Forschende in Konstanz und Göttingen haben ein Protein identifiziert, das für den mehrjährigen Pausenzustand von Eizellen während ihrer Reifung verantwortlich ist. Der Befruchtungsprozess beginnt lange vor der eigentlichen Verschmelzung von Ei- und Samenzelle. Die Entwicklung einer befruchtungsfähigen Eizelle ist ein komplexer biologischer Vorgang. Er startet bereits im weiblichen Embryo, pausiert aber bald nach der Geburt. Erst viele Jahre später, frühestens in der Pubertät, wird die Reifung fortgesetzt.
Ein bemerkenswertes Merkmal reifer, aber noch unreifer Eizellen ist die fast vollständige Einstellung der Transkription. Dieser Vorgang, bei dem unsere Gene in sogenannte Boten-RNAs umgeschrieben werden, ist für die Produktion von Proteinen unerlässlich und findet normalerweise ständig in Zellen statt. Um ihre Reifung fortzusetzen, müssen sich die Eizellen auf einen Vorrat an Boten-RNAs verlassen, der bereits vor der langen Pause angelegt wurde.
„Wie genau bei Wirbeltieren die Übersetzung dieses Vorrats an Boten-RNA in Proteine teils über Jahre hinweg unterdrückt und damit die Pausierung der Eizellenreifung aufrechterhalten wird, war bisher wenig bekannt“, so Thomas Mayer, Molekulargenetiker der Universität Konstanz.

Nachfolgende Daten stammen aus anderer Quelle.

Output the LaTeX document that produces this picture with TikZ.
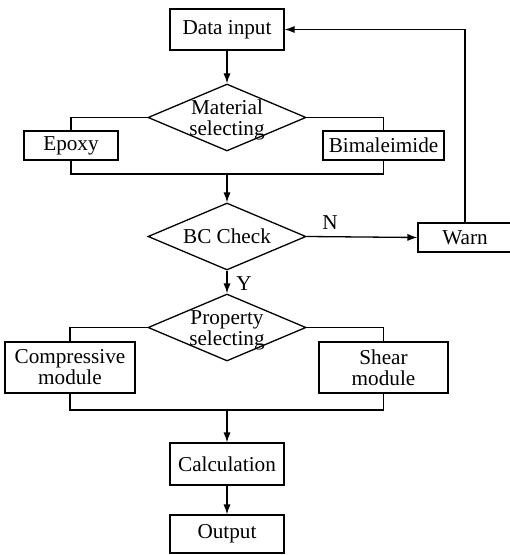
\documentclass[tikz,border=0pt]{standalone}
\usepackage{fontspec}
\setmainfont{Liberation Serif}
\usepackage{tikz}
\usetikzlibrary{shapes.geometric,arrows.meta}

\newcommand{\dtext}[1]{\smash{\makebox[0pt]{\raisebox{-4.3pt}{\begin{tabular}{@{}c@{}}#1\end{tabular}}}}}

\begin{document}
\begin{tikzpicture}[x=0.5pt,y=-0.5pt,line width=0.65pt,
  font=\fontsize{10.6}{10.5}\selectfont,
  >={Latex[length=5pt,width=3.6pt]},
  block/.style={draw,rectangle,inner sep=0pt,align=center},
  decision/.style={draw,diamond,inner sep=0pt,minimum width=79pt,minimum height=33.5pt}]
\useasboundingbox (0,0) rectangle (509,555);

\node[block,minimum width=57pt,minimum height=20.5pt] (input) at (227,29.5) {Data input};
\node[decision] (mat) at (227,117.5) {\dtext{Material\\selecting}};
\node[block,minimum width=47pt,minimum height=14.5pt] (epoxy) at (71,145.5) {Epoxy};
\node[block,minimum width=60.5pt,minimum height=14.5pt] (bima) at (383.5,145.5) {Bimaleimide};
\node[decision] (bc) at (227,236.5) {\dtext{BC Check}};
\node[block,minimum width=47pt,minimum height=14.5pt] (warn) at (465,237.5) {Warn};
\node[decision] (prop) at (227,327.5) {\dtext{Property\\selecting}};
\node[block,minimum width=65pt,minimum height=25.5pt] (comp) at (70,367.5) {Compressive\\module};
\node[block,minimum width=64.5pt,minimum height=25.5pt] (shear) at (383.5,367.5) {Shear\\module};
\node[block,minimum width=57pt,minimum height=21pt] (calc) at (227,464) {Calculation};
\node[block,minimum width=57pt,minimum height=19pt] (out) at (227,534) {Output};

\coordinate (j1) at (227,174);
\coordinate (j2) at (227,410);

\draw[->] (input) -- (mat);
\draw (mat.west) -| (epoxy.north);
\draw (mat.east) -| (bima.north);
\draw (epoxy.south) |- (j1) -| (bima.south);
\draw[->] (j1) -- (bc.north);
\draw[->] (bc.east) -- node[pos=0.21,above] {N} (warn.west);
\draw[->] (warn.north) |- (input.east);
\draw[->] (bc.south) -- node[pos=0.55,right=1pt] {Y} (prop.north);
\draw (prop.west) -| (comp.north);
\draw (prop.east) -| (shear.north);
\draw (comp.south) |- (j2) -| (shear.south);
\draw[->] (j2) -- (calc.north);
\draw[->] (calc) -- (out);
\end{tikzpicture}
\end{document}
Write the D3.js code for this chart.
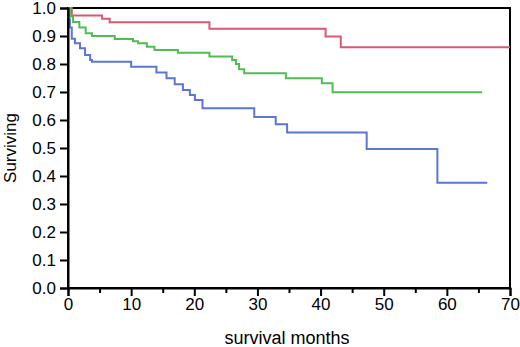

Ein Protein verhindert das Voranschreiten
In ihrer jüngsten Untersuchung sind Mayer und sein Team zusammen mit Kolleginnen und Kollegen aus Konstanz und Göttingen der Lösung dieses biologischen Rätsels ein großes Stück nähergekommen. Sie haben das Protein Translationsrepressor 4E-T als einen zentralen Akteur für die Aufrechterhaltung des Pausenzustands in Eizellen identifiziert. Durch Experimente, bei denen sie dieses Protein gezielt aus den Eizellen von Fröschen und Mäusen entfernten, konnten sie nachweisen, dass eine drastische Reduktion von 4E-T ausreicht, um die Reifepause aufzuheben.
„Der Verlust des Proteins 4E-T während der Reifungspause führt zu einer breiten Hochregulierung der Übersetzung von Boten-RNAs in die zugehörigen Proteine. Zusammen mit Florian Stengel, einem Experten für Massenspektrometrie an der Universität Konstanz, konnten wir nachweisen, dass darunter auch wichtige Regulatoren des Reifungsprozesses sind, die – einmal aktiviert – die nächsten Schritte der Eizellenreifung einleiten“, berichtet Mayer.
Teil eines größeren Interaktionsnetzwerks
Die Forschenden konnten zudem wichtige Interaktionspartner von 4E-T identifizieren, die für dessen Rolle bei der Unterdrückung der Translation in ruhenden Eizellen unerlässlich sind. Hierbei sticht besonders das RNA-bindende Protein PATL2 hervor, da es spezifisch in Eizellen vorkommt. „Wir gehen anhand unserer Analysen davon aus, dass die Interaktion von 4E-T mit PATL2 den Kern eines großen Interaktionsnetzwerks aus Proteinen bildet, das dafür sorgt, dass 4E-T sich an Boten-RNAs anlagern und so in letzter Konsequenz deren Translation unterdrücken kann“, so Mayer.
Interessanterweise werden beim Menschen Mutationen des 4E-T-Gens mit vorzeitiger Ovarialinsuffizienz in Verbindung gebracht, was einen ungewöhnlich frühen Beginn der Menopause bedeutet und zu Fruchtbarkeitsstörungen führen kann. Die Erkenntnisse der aktuellen Studie könnten daher in Zukunft dabei helfen, solche Störungen der Eizellenreifung besser zu verstehen.
Quelle
Universität Konstanz (08/2025)
Publikation
A. Heim, S. Cheng, J. Orth, F. Stengel, M. Schuh & T. U. Mayer (2025) Translational repression by 4E-T is crucial to maintain the prophase-I arrest in vertebrate oocytes. Nature Communications 16, 8051 (2025).